In 2015, Fisker met racing driver and Viper enthusiast Ben Keating. Fisker and VLF partnered with Keating during the development of the Force 1. Keating drew on his Viper racing experience to design the Force 1's active suspension, which makes nearly 10,000 adjustments per second. This results in better traction and a significantly improved ride when compared with the Viper.

==Design and specifications==
===Engine===
The Force 1 V10 utilizes an 8.4 liter V10 engine used in the fifth generation Dodge Viper. The standard output for this engine is 640 hp and 600 lbfft of torque. VLF significantly increased the engine's output for the Force 1, and the engine was now rated at 745 hp and 638 lbfft of torque (an increase of 14% and 5%, respectively). This results in a top speed of 218 mph and a 0-60 mph acceleration time of 3.0 seconds.

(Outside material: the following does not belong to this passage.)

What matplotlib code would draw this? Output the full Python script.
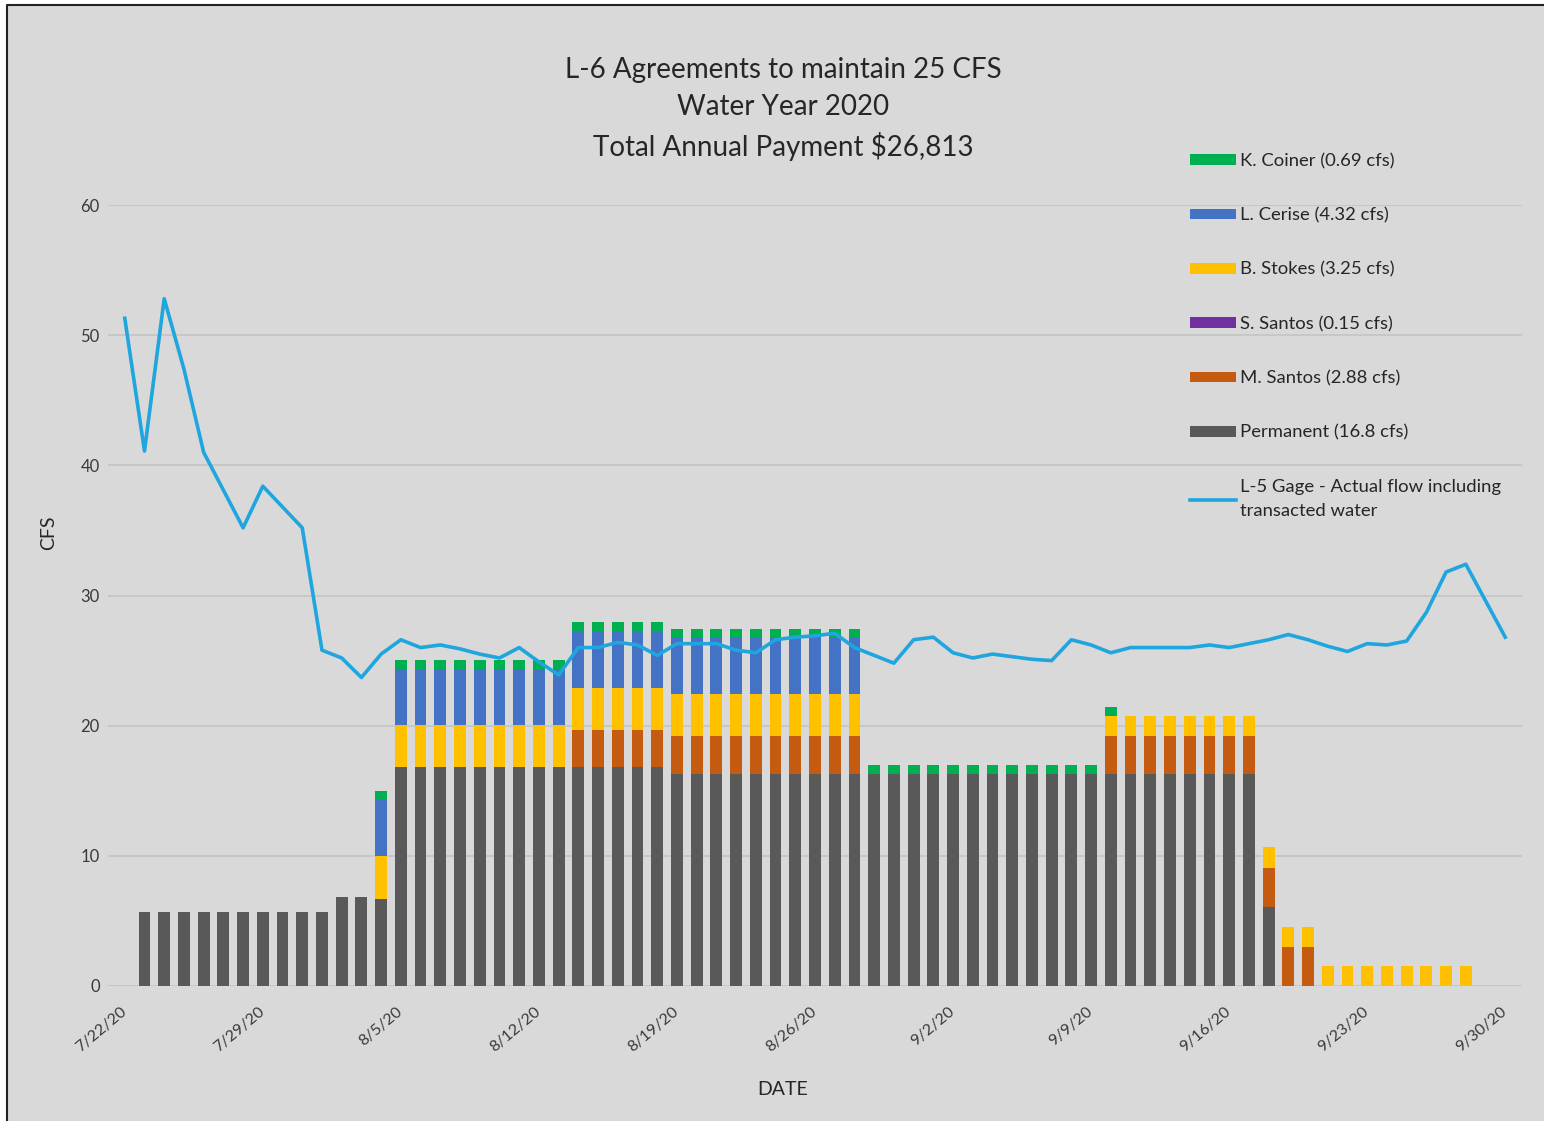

The engine of the Force 1 V10 is placed between the cabin and the front axle, with the engine's center of mass located behind the front axle. This is meant to improve the vehicle's handling by modifying weight distribution.

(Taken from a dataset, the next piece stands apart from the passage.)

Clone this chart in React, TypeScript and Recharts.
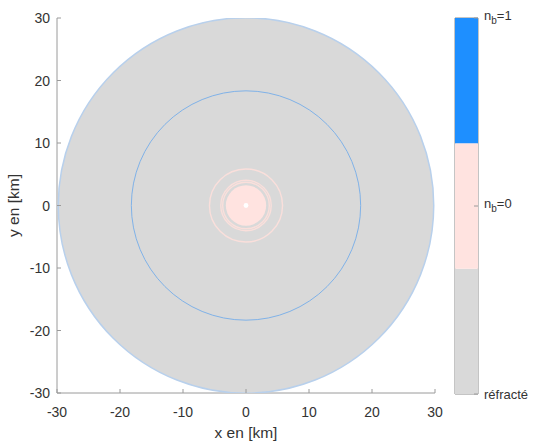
import React from "react";
import { Bar, BarChart, Label, ReferenceArea, Scatter, ScatterChart, XAxis, YAxis } from "recharts";

const X_MIN = -30;
const X_MAX = 30;
const axisTicks = [-30, -20, -10, 0, 10, 20, 30];

// every circle is centred on the origin; radius in km
const refractedRadius = [29.8];
const blueRingRadius = [18.2];
const pinkRingRadius = [5.8, 4.0, 3.7];
const pinkCoreRadius = [3.2];
const centreRadius = [0.38];

// colorbar
const colorbarLabels = ["réfracté", "n_b=0", "n_b=1"];
const colorbarSegments = [1, 1, 1];
const colorbarColors = ["#d9d9d9", "#ffe3e0", "#1e8fff"];
const colorbarTicks = [0, 1.5, 3];

const W = 533;
const H = 447;
const PLOT_W = 378;
const KM_PX = PLOT_W / (X_MAX - X_MIN);

const AXIS_COLOR = "#9a9a9a";
const TEXT_COLOR = "#333333";
const FONT = "'Liberation Sans', Arial, sans-serif";

const toPoints = (radii: number[]) => radii.map((r) => ({ x: 0, y: 0, r }));

function circleShape(fill: string, stroke: string, strokeWidth: number) {
  return (p: any) => {
    const scale = p?.xAxis?.scale;
    const r =
      typeof scale === "function"
        ? Math.abs(scale(p.payload.r) - scale(0))
        : p.payload.r * KM_PX;
    return (
      <circle cx={p.cx} cy={p.cy} r={r} fill={fill} stroke={stroke} strokeWidth={strokeWidth} />
    );
  };
}

function XTick({ x, y, payload }: any) {
  return (
    <g>
      <line x1={x} x2={x} y1={y} y2={y - 4} stroke={AXIS_COLOR} />
      <text x={x} y={y + 24} textAnchor="middle" fontSize={14} fill={TEXT_COLOR} fontFamily={FONT}>
        {payload.value}
      </text>
    </g>
  );
}

function YTick({ x, y, payload }: any) {
  return (
    <g>
      <line x1={x} x2={x + 4} y1={y} y2={y} stroke={AXIS_COLOR} />
      <text x={x - 7} y={y + 5} textAnchor="end" fontSize={14} fill={TEXT_COLOR} fontFamily={FONT}>
        {payload.value}
      </text>
    </g>
  );
}

function ColorbarTick({ x, y, index }: any) {
  const label = colorbarLabels[index];
  const [main, sub] = label.split("_");
  return (
    <g>
      <line x1={x} x2={x - 4} y1={y} y2={y} stroke={AXIS_COLOR} />
      {sub ? (
        <text x={x + 6} y={y + 2} fontSize={13} fill={TEXT_COLOR} fontFamily={FONT}>
          <tspan>{main}</tspan>
          <tspan dy={4} fontSize={10}>
            {sub.charAt(0)}
          </tspan>
          <tspan dy={-4}>{sub.slice(1)}</tspan>
        </text>
      ) : (
        <text x={x + 6} y={y + 5} fontSize={13} fill={TEXT_COLOR} fontFamily={FONT}>
          {label}
        </text>
      )}
    </g>
  );
}

const colorbarRow = [
  colorbarSegments.reduce<Record<string, number | string>>(
    (row, v, i) => ({ ...row, ["s" + i]: v }),
    { name: "cb" }
  ),
];

export default function App() {
  return (
    <div style={{ position: "absolute", left: 0, top: 0, width: W, height: H, background: "#fff" }}>
      <div style={{ position: "absolute", left: 0, top: 0 }}>
        <ScatterChart width={W} height={H} margin={{ top: 18, right: 98, bottom: 24, left: 0 }}>
          <XAxis
            type="number"
            dataKey="x"
            domain={[X_MIN, X_MAX]}
            ticks={axisTicks}
            height={30}
            stroke={AXIS_COLOR}
            tickLine={false}
            tickSize={0}
            tickMargin={0}
            tick={<XTick />}
            allowDataOverflow
          >
            <Label
              content={({ viewBox }: any) => (
                <text
                  x={viewBox.x + viewBox.width / 2}
                  y={viewBox.y + 45}
                  textAnchor="middle"
                  fontSize={15.5}
                  fill={TEXT_COLOR}
                  fontFamily={FONT}
                >
                  x en [km]
                </text>
              )}
            />
          </XAxis>
          <YAxis
            type="number"
            dataKey="y"
            domain={[X_MIN, X_MAX]}
            ticks={axisTicks}
            width={57}
            stroke={AXIS_COLOR}
            tickLine={false}
            tickSize={0}
            tickMargin={0}
            tick={<YTick />}
            allowDataOverflow
          >
            <Label
              content={({ viewBox }: any) => {
                const cx = 19;
                const cy = viewBox.y + viewBox.height / 2;
                return (
                  <text
                    x={cx}
                    y={cy}
                    transform={`rotate(-90 ${cx} ${cy})`}
                    textAnchor="middle"
                    fontSize={15.5}
                    fill={TEXT_COLOR}
                    fontFamily={FONT}
                  >
                    y en [km]
                  </text>
                );
              }}
            />
          </YAxis>
          <Scatter data={toPoints(refractedRadius)} shape={circleShape("#d9d9d9", "#b8d0ec", 1.5)} isAnimationActive={false} />
          <Scatter data={toPoints(blueRingRadius)} shape={circleShape("none", "#80b2e8", 1)} isAnimationActive={false} />
          <Scatter data={toPoints(pinkRingRadius)} shape={circleShape("none", "#fadfdb", 1.4)} isAnimationActive={false} />
          <Scatter data={toPoints(pinkCoreRadius)} shape={circleShape("#ffe3e0", "none", 0)} isAnimationActive={false} />
          <Scatter data={toPoints(centreRadius)} shape={circleShape("#ffffff", "none", 0)} isAnimationActive={false} />
        </ScatterChart>
      </div>
      <div style={{ position: "absolute", left: 0, top: 0 }}>
        <BarChart
          width={W}
          height={H}
          data={colorbarRow}
          margin={{ top: 18, right: 5, bottom: 53, left: 455 }}
          barCategoryGap={0}
        >
          <XAxis dataKey="name" hide />
          <YAxis
            orientation="right"
            type="number"
            domain={[0, 3]}
            ticks={colorbarTicks}
            width={50}
            axisLine={false}
            tickLine={false}
            tickSize={0}
            tickMargin={0}
            tick={<ColorbarTick />}
          />
          {colorbarSegments.map((_, i) => (
            <Bar key={i} dataKey={"s" + i} stackId="cb" fill={colorbarColors[i]} isAnimationActive={false} />
          ))}
          <ReferenceArea y1={0} y2={3} fill="none" stroke="#8a8a8a" strokeWidth={1} />
        </BarChart>
      </div>
    </div>
  );
}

The Force 1 comes standard with a six-speed manual transmission, but an optional six-speed paddle-shift automatic would be available on request.

===Body===
The Force 1's exterior was designed by Henrik Fisker, known for his work on the design of the BMW Z8 and Aston Martin DB9, among other automobiles. The Force 1 shares many basic design features with other American sports cars, and in particular the Dodge Viper (with which it shares the basic chassis). It features an elongated hood, a long tapered rear section, and protruding wheels, and has a body made entirely of carbon fiber. The Force 1 has a sharp, angled front side which also sports six functional intake and outlet vents. The rear of the car is more curved and contains a large outlet vent. Force 1 also features ultra-thin lights at both the front and the rear. The front and roof spoilers, as well as the rear diffuser, are made of exposed, polished carbon fiber. The roof spoiler also contains the on-board Wi-Fi hotspot antenna and a third brake light.

===Interior===
The interior is designed for two people and is trimmed in leather, suede and Alcantara. Other features include a milled aluminum and leather gear shifter, leather and suede sunglasses holder, and a hidden milled aluminum pen holder. The Force 1 also features a substantial technology suite, including in-dash navigation, smart phone connectivity and charging, and a Wi-Fi hotspot housed in the rear spoiler. It is also fitted with a champagne holder, with a two bottle capacity, located between the two seat backs.

===Wheels===
The Force 1 V10 is fitted with 21 in aluminum four-spoke wheels, with a width of 10.5 in in the front and 13 in in back. The Pirelli P Zero high-performance tires are sized at 305/25/ZR21 in the front with 355/25/ZR21 in the rear. The Force 1 V10 is outfitted with Brembo high performance brakes.

==Production==
After debuting at the 2016 Detroit Auto Show, it was announced that an initial run of 50 cars was planned in 2016. The first two units, including the vehicle displayed at the 2016 Detroit Auto Show, took only 10 weeks to build, and Bob Lutz claimed the initial development only required $10 million in investment. Production took place at VLF's Auburn Hills, Michigan manufacturing facility beginning in April 2016. Deliveries were planned for Q3 of 2016. As part of the partnership with Ben Keating, all 50 units would be exclusively available through Keating's Viper Exchange dealership. Prices for the Force 1 V10 would start at $286,500. VLF had future plans to distribute both the Force 1 V10 and the VL Destino through a small group of domestic dealerships, though no plans to create exclusive dealerships were made. Only five cars were actually produced.